A team led by Tom Barton, Cheryl Orr, Bill Horwitz and Jaime Walter has achieved a significant victory for Urban Outfitters in the U.S. District Court for the Eastern District of New York. On September 6, the court granted the team’s Motion to Decertify the Collective Action and denied plaintiffs’ Motion for Final Certification of the Collective Action. As a result of this ruling, the former nationwide collective action with more than 160 opt-ins is now a three-plaintiff lawsuit.
Plaintiffs are former Department Managers in Urban Outfitters stores who allege that the company misclassified them as exempt employees and improperly paid them on a salary basis in violation of the Fair Labor Standards Act. They contend that they should have been paid on an hourly basis and received overtime pay at a rate of time-and-a-half for all hours they worked over 40 hours in a week. They sought to bring their claims as a collective action on behalf of current and former Department Managers nationwide. They sought to recover, among other things, unpaid overtime, liquidated damages and attorneys’ fees.
On April 22, 2016, the team filed a Motion to Decertify the Collective Action and plaintiffs filed a Motion for Final Certification of the Collective Action. On March 7, 2017, Magistrate Judge James Orenstein issued a Report and Recommendation recommending that the District Court Judge grant the company’s Motion to Decertify the Collective Action and deny plaintiffs’ Motion for Final Certification of the Collective Action. On September 6, 2017, District Court Judge Roslynn Mauskopf adopted that Report and Recommendation.

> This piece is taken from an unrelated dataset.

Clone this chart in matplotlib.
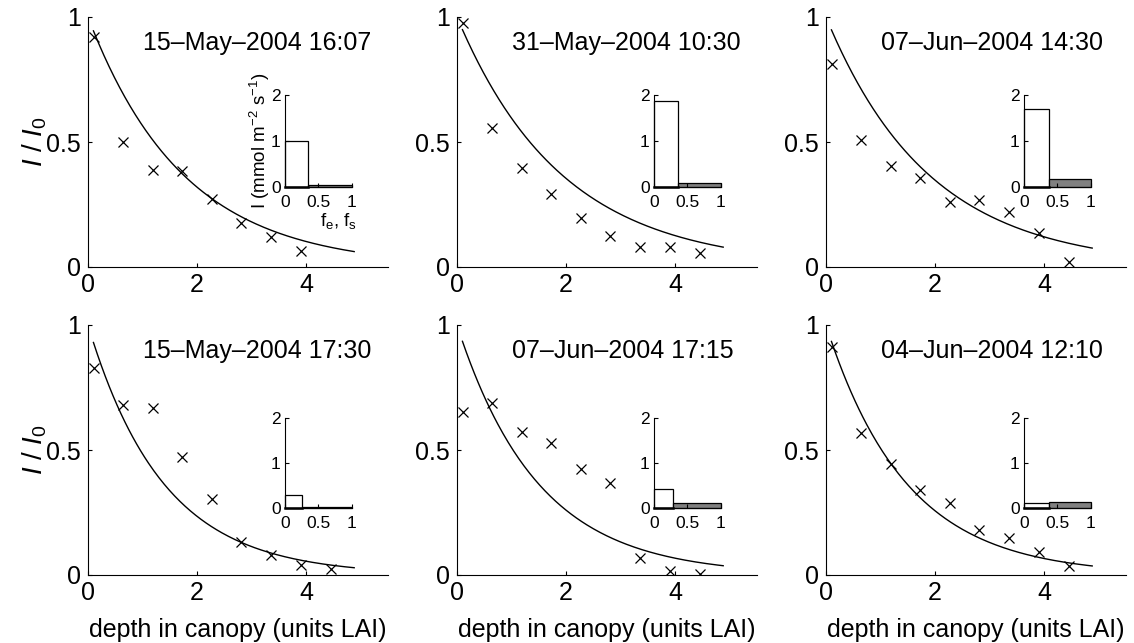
import numpy as np
import matplotlib
matplotlib.use("Agg")
import matplotlib.pyplot as plt

plt.rcParams["font.family"] = ["Liberation Sans", "DejaVu Sans"]
plt.rcParams["mathtext.fontset"] = "custom"
plt.rcParams["mathtext.rm"] = "Liberation Sans"
plt.rcParams["mathtext.it"] = "Liberation Sans:italic"

# panel titles (row-wise)
titles = ["15\u2013May\u20132004 16:07", "31\u2013May\u20132004 10:30", "07\u2013Jun\u20132004 14:30",
          "15\u2013May\u20132004 17:30", "07\u2013Jun\u20132004 17:15", "04\u2013Jun\u20132004 12:10"]

# measurement depths (LAI)
depth = [0.11, 0.65, 1.19, 1.73, 2.27, 2.81, 3.36, 3.91, 4.45]

# measured I/I0
obs_15may_1607 = [0.92, 0.50, 0.39, 0.385, 0.272, 0.177, 0.121, 0.065]
obs_31may_1030 = [0.977, 0.557, 0.395, 0.292, 0.195, 0.124, 0.081, 0.081, 0.055]
obs_07jun_1430 = [0.812, 0.508, 0.404, 0.355, 0.261, 0.27, 0.219, 0.135, 0.021]
obs_15may_1730 = [0.827, 0.68, 0.667, 0.471, 0.303, 0.133, 0.08, 0.04, 0.023]
obs_07jun_1715 = [0.653, 0.687, 0.573, 0.527, 0.424, 0.367, 0.069, 0.017, 0.004]
obs_04jun_1210 = [0.913, 0.567, 0.444, 0.34, 0.289, 0.18, 0.149, 0.093, 0.036]
observed = [obs_15may_1607, obs_31may_1030, obs_07jun_1430,
            obs_15may_1730, obs_07jun_1715, obs_04jun_1210]

# Beer's law extinction coefficient of fitted curve
k_ext = [0.571, 0.519, 0.529, 0.725, 0.675, 0.68]
lai_start, lai_end = 0.1, 4.88

# insets: fraction f_e and irradiance of the two components
frac_e = [0.34, 0.36, 0.37, 0.25, 0.28, 0.37]
irr_e = [1.0, 1.87, 1.70, 0.28, 0.42, 0.12]
irr_s = [0.05, 0.09, 0.17, 0.02, 0.11, 0.13]

W, H = 1134, 643
fig = plt.figure(figsize=(W / 100, H / 100), dpi=100)

col_left = [88, 457, 826]
row_top = [17, 325]
inset_left = [285, 654, 1024]
inset_top = [95, 418]
inset_bot = [187, 508]


def style(ax, size):
    for s in ["top", "right"]:
        ax.spines[s].set_visible(False)
    for s in ["left", "bottom"]:
        ax.spines[s].set_linewidth(0.8)
    ax.tick_params(direction="in", length=3, width=0.8, labelsize=size)


for i in range(6):
    r, c = divmod(i, 3)
    ax = fig.add_axes([col_left[c] / W, (H - row_top[r] - 250) / H, 300 / W, 250 / H])
    style(ax, 18)
    ax.tick_params(axis="x", pad=4)
    ax.tick_params(axis="y", pad=5)

    y = observed[i]
    ax.plot(depth[:len(y)], y, "x", color="black", ms=7, mew=0.9)
    xx = np.linspace(lai_start, lai_end, 200)
    ax.plot(xx, np.exp(-k_ext[i] * xx), color="black", lw=1.0)

    ax.set_xlim(0, 5.5)
    ax.set_ylim(0, 1)
    ax.set_xticks([0, 2, 4])
    ax.set_yticks([0, 0.5, 1])
    ax.set_yticklabels(["0", "0.5", "1"])
    ax.text(1.0, 0.895, titles[i], fontsize=18, ha="left", va="center")

    if c == 0:
        ax.set_ylabel(r"$\mathit{I\ /\ I_0}$", fontsize=20)
        ax.yaxis.set_label_coords(-0.13, 0.5)
    if r == 1:
        ax.set_xlabel("depth in canopy (units LAI)", fontsize=18)
        ax.xaxis.set_label_coords(0.5, -0.17)

    # inset bar chart
    ib, it = inset_bot[r], inset_top[r]
    ins = fig.add_axes([inset_left[c] / W, (H - ib) / H, 66.5 / W, (ib - it) / H])
    style(ins, 12.5)
    ins.tick_params(axis="x", pad=6)
    ins.tick_params(axis="y", pad=3)
    ins.bar([0], [irr_e[i]], width=frac_e[i], align="edge", facecolor="white",
            edgecolor="black", lw=0.9, clip_on=False)
    ins.bar([frac_e[i]], [irr_s[i]], width=1 - frac_e[i], align="edge", facecolor="#808080",
            edgecolor="black", lw=0.9, clip_on=False)
    ins.plot([0, frac_e[i]], [0, 0], color="black", lw=1.8, clip_on=False)
    ins.set_xlim(0, 1)
    ins.set_ylim(0, 2)
    ins.set_xticks([0, 0.5, 1])
    ins.set_xticklabels(["0", "0.5", "1"])
    ins.set_yticks([0, 1, 2])
    ins.patch.set_alpha(0)

    if i == 0:
        ins.set_ylabel(r"I (mmol m$^{-2}$ s$^{-1}$)", fontsize=13.5)
        ins.yaxis.set_label_coords(-0.2, 0.5)
        ins.set_xlabel(r"f$_\mathrm{e}$, f$_\mathrm{s}$", fontsize=13.5)
        ins.xaxis.set_label_coords(0.8, -0.26)

plt.savefig("out.png", dpi=100)
plt.close()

Judge Mauskopf agreed with Judge Orenstein that: (1) the record reflects material differences among the named plaintiffs and opt-ins with regard to both the amount of exempt work they performed and the level of managerial authority they exercised; (2) those differences make it unduly difficult for Urban Outfitters to defend claims against it using representative evidence; and (3) if the litigation proceeded as a collective action, the differences in the duties and levels of authority of the plaintiffs and opt-ins would require inefficient mini-trials for more than 100 plaintiffs and opt-ins, which would not serve the interests of procedural economy or fairness.